Beginners should consider a circular route instead of a point-to-point route. Use a campsite or town as your starting and ending point each day so you can store all your gear in one location. If you want to do an overnight trip, arrange for a local guiding company to shuttle you to the furthest point, then hike or bike your way back to your basecamp. Doing that ensures you're never too far from assistance in an emergency.

To make planning easy, consider using two campgrounds a reasonable distance apart. You can hike, paddle, cycle, or between the campsites and use them to securely store your sport-specific gear (for example, bikes) when not needed. Many campsites are available to reserve in advance on Recreation.gov, which will also show you maps of which campgrounds are in easy hiking or biking distance of one another.

Safety Tips

Err on the side of caution: choose easier routes and distances than you might normally pick, and have a few backup plans in place in case you get slowed or overly exhausted. Packing time, flat tires, blisters, or taking a wrong turn can cost precious time, and you don't want to end up unexpectedly caught in the dark.

If you're traveling unescorted, be sure to have a way to stay in touch with the outside world. Consider buying or renting a Garmin InReach, which allows you to communicate via a satellite system, or a Somewhere Satellite Hot Spot, which lets you use your own device like a satellite phone. You'll also want a solar charger or backup power source to ensure your devices are always juiced up.

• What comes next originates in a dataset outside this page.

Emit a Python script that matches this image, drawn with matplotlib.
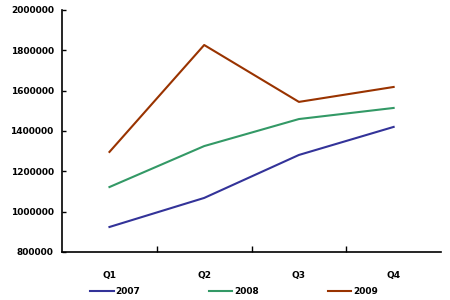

Before you go, know who to call for help. That could be anyone from a taxi service to search and rescue to a local bike shuttle service who can return your gear to a rental shop. Have these numbers in your phone and written down somewhere in case your devices die.

Finally, remember to pace your travel: don't push yourself so much on your first day that your muscles are too sore to hike on your third day. A good technique is to pace the entire group based on the slowest person. This will both keep your group together and ensure no one is pushed beyond their comfort limits.

Final Thoughts

Research and planning are the keys to a successful multi-sport weekend. And if planning seems too intimidating, go with an outdoor guide or company—having an escort is a great way to learn the basics of multi-sport travel. Though it may seem intimidating, the goal of a multi-sport weekend is to have fun and experience nature. And as long as you do that, it doesn't matter if you cross five miles, 50 miles, or never leave your hometown. It'll be an epic adventure no matter what.